Tamale
A city of 374,744, Tamale is turning shea into a coordination business, with a zonal office spanning five northern regions and 1,000-plus jobs.
Tamale's importance is less that shea trees grow inside the city than that the city is becoming the control room for the shea economy of northern Ghana. At about 196 metres above sea level, Tamale is the capital of the Northern Region and has a verified population of 374,744 from Ghana's 2021 census, below the older GeoNames figure. Officially it is a fast-growing service city and administrative centre. The more useful lens is that Tamale is turning itself into the coordination hub for a tree-crop belt that stretches far beyond the city boundary.
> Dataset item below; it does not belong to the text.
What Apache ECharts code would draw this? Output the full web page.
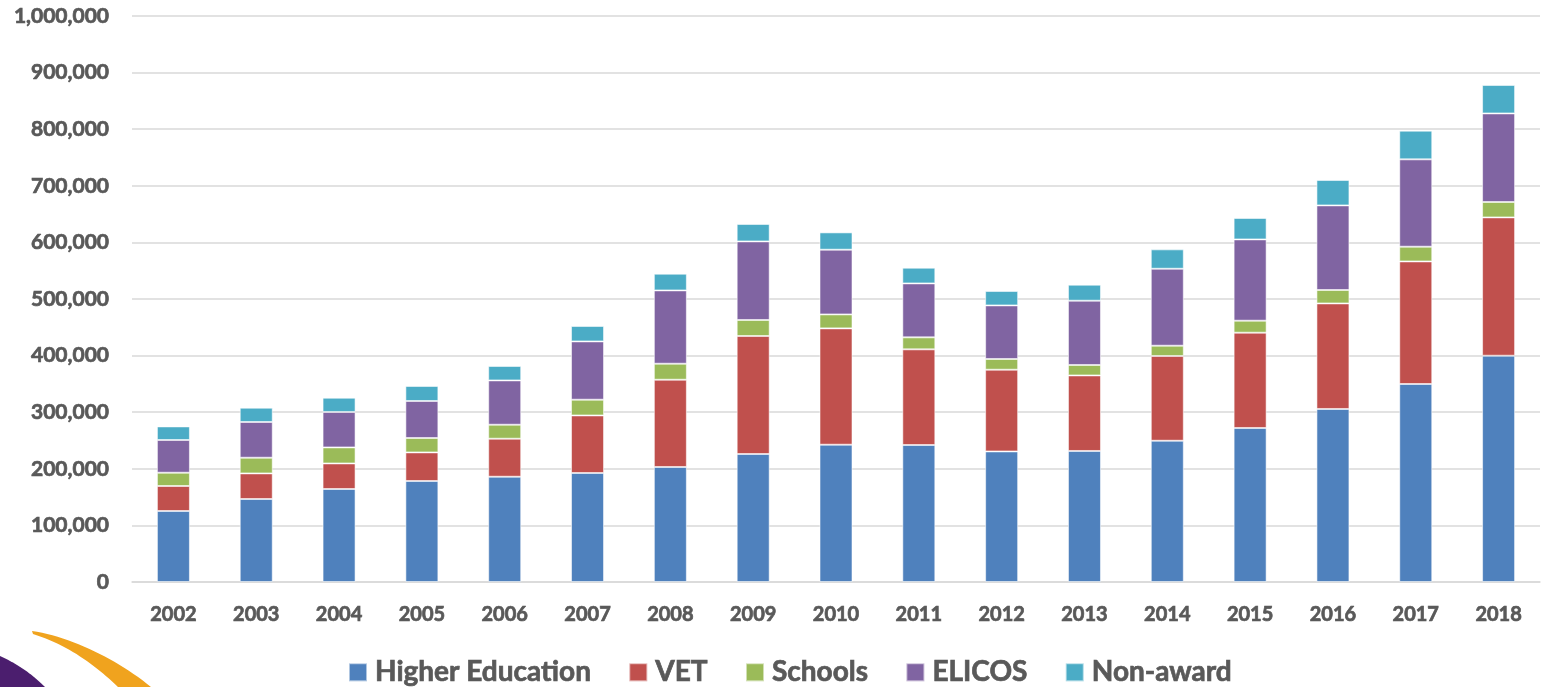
<!DOCTYPE html>
<html>
<head>
<meta charset="utf-8">
<script src="https://cdn.jsdelivr.net/npm/echarts@6/dist/echarts.min.js"></script>
<style>
html,body{margin:0;padding:0;background:#fff;}
#chart{width:1542px;height:687px;}
</style>
</head>
<body>
<div id="chart"></div>
<script>
const years = ['2002','2003','2004','2005','2006','2007','2008','2009','2010','2011','2012','2013','2014','2015','2016','2017','2018'];
const higherEducation = [125400,146600,164300,178400,186000,192600,203200,226100,242600,242000,230700,231500,249600,272100,305700,349800,399800];
const vet = [44200,45300,45200,50600,67200,101700,154200,208500,205500,169000,144400,133500,149700,168400,186500,216600,244400];
const schools = [23500,27700,28300,25400,24700,27800,28300,28300,24700,21200,18900,18400,18200,21200,23700,26000,27200];
const elicos = [57800,63100,62600,65400,78300,103000,129500,138900,114300,95400,94700,113600,136000,143600,149500,154300,156500];
const nonAward = [24000,25300,25200,26500,25400,27200,29500,30700,30600,27700,25400,28300,34200,37800,44800,50700,50200];

const seriesNames = ['Higher Education','VET','Schools','ELICOS','Non-award'];
const seriesData = [higherEducation, vet, schools, elicos, nonAward];
const colors = ['#4F81BD','#C0504D','#9BBB59','#8064A2','#4BACC6'];

// decorative logo swoosh (not data)
function bez(p0, p1, p2, p3, n) {
  const pts = [];
  for (let i = 0; i <= n; i++) {
    const t = i / n, u = 1 - t;
    pts.push([
      u*u*u*p0[0] + 3*u*u*t*p1[0] + 3*u*t*t*p2[0] + t*t*t*p3[0],
      u*u*u*p0[1] + 3*u*u*t*p1[1] + 3*u*t*t*p2[1] + t*t*t*p3[1]
    ]);
  }
  return pts;
}
const purplePts = bez([0,656],[18,664],[33,675],[45,687],20).concat([[0,687]]);
const orangePts = bez([32,631],[72,637],[118,660],[151,687],24).concat(bez([118,687],[95,665],[68,645],[33,634],24));

const chart = echarts.init(document.getElementById('chart'), null, {renderer:'canvas'});
const textColor = '#595959';
const fontFamily = 'Lato, "Open Sans", sans-serif';
const heavy = {textBorderColor: textColor, textBorderWidth: 0.7};

chart.setOption({
  animation: false,
  color: colors,
  grid: {left: 132, right: 2, top: 16, bottom: 105, containLabel: false},
  legend: {
    top: 653,
    left: 343,
    itemWidth: 18,
    itemHeight: 18,
    itemGap: 37,
    icon: 'rect',
    textStyle: Object.assign({color: textColor, fontSize: 28, fontWeight: 'bold', fontFamily: fontFamily, padding: [0,0,0,3]}, heavy),
    data: seriesNames
  },
  xAxis: {
    type: 'category',
    data: years,
    axisLine: {lineStyle: {color: '#d9d9d9', width: 1.5}},
    axisTick: {show: false},
    axisLabel: Object.assign({color: textColor, fontSize: 20, fontWeight: 'bold', fontFamily: fontFamily, margin: 23}, heavy)
  },
  yAxis: {
    type: 'value',
    min: 0,
    max: 1000000,
    interval: 100000,
    axisLine: {show: false},
    axisTick: {show: false},
    splitLine: {lineStyle: {color: '#d9d9d9', width: 1.5}},
    axisLabel: Object.assign({
      color: textColor, fontSize: 21, fontWeight: 'bold', fontFamily: fontFamily, margin: 23,
      formatter: v => v.toLocaleString('en-US')
    }, heavy)
  },
  graphic: [
    {type: 'polygon', silent: true, z: -1, shape: {points: purplePts}, style: {fill: '#4B1E6E'}},
    {type: 'polygon', silent: true, z: -1, shape: {points: orangePts}, style: {fill: '#F0A31E'}}
  ],
  series: seriesNames.map((name, i) => ({
    name: name,
    type: 'bar',
    stack: 'total',
    barWidth: 33,
    data: seriesData[i],
    itemStyle: {color: colors[i], borderColor: 'rgba(255,255,255,0.55)', borderWidth: 1}
  }))
});
</script>
</body>
</html>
The evidence is institutional. Ghana's Tree Crops Development Authority chose Tamale for its Northern Zonal Office, the operational hub for shea and other tree crops across the country's five northern regions. Government also selected Tamale to host the 2025 World Shea Expo, explicitly pitching the city as the meeting point for processors, exporters, investors, and regulators. The new TCDA office is expected to support more than 1,000 direct and indirect jobs across nut collection, processing, packaging, trading, and export. That matters because shea is gathered in rural landscapes by dispersed workers, many of them women, while the pricing, quality control, policy meetings, training, and export relationships increasingly collect in Tamale. The city is not just consuming the north's output. It is trying to become the place where that output is organised, certified, and sold.
Honeybee is the right organism for Tamale. A hive does not create nectar, but it becomes powerful by coordinating thousands of foraging trips and turning scattered inputs into something tradable. Source-sink dynamics fit because raw shea and labour come in from the wider north while higher-value services and market access accumulate in Tamale. Mutualism fits because the city's role only works if collectors, processors, exporters, and regulators all benefit from tighter coordination. Niche construction fits because offices, expos, and industry networks are reshaping the commercial habitat around shea rather than waiting for trade to organise itself.
Tamale is becoming the operating centre for Ghana's northern shea trade, with a zonal office serving five regions and new jobs tied to packaging and export.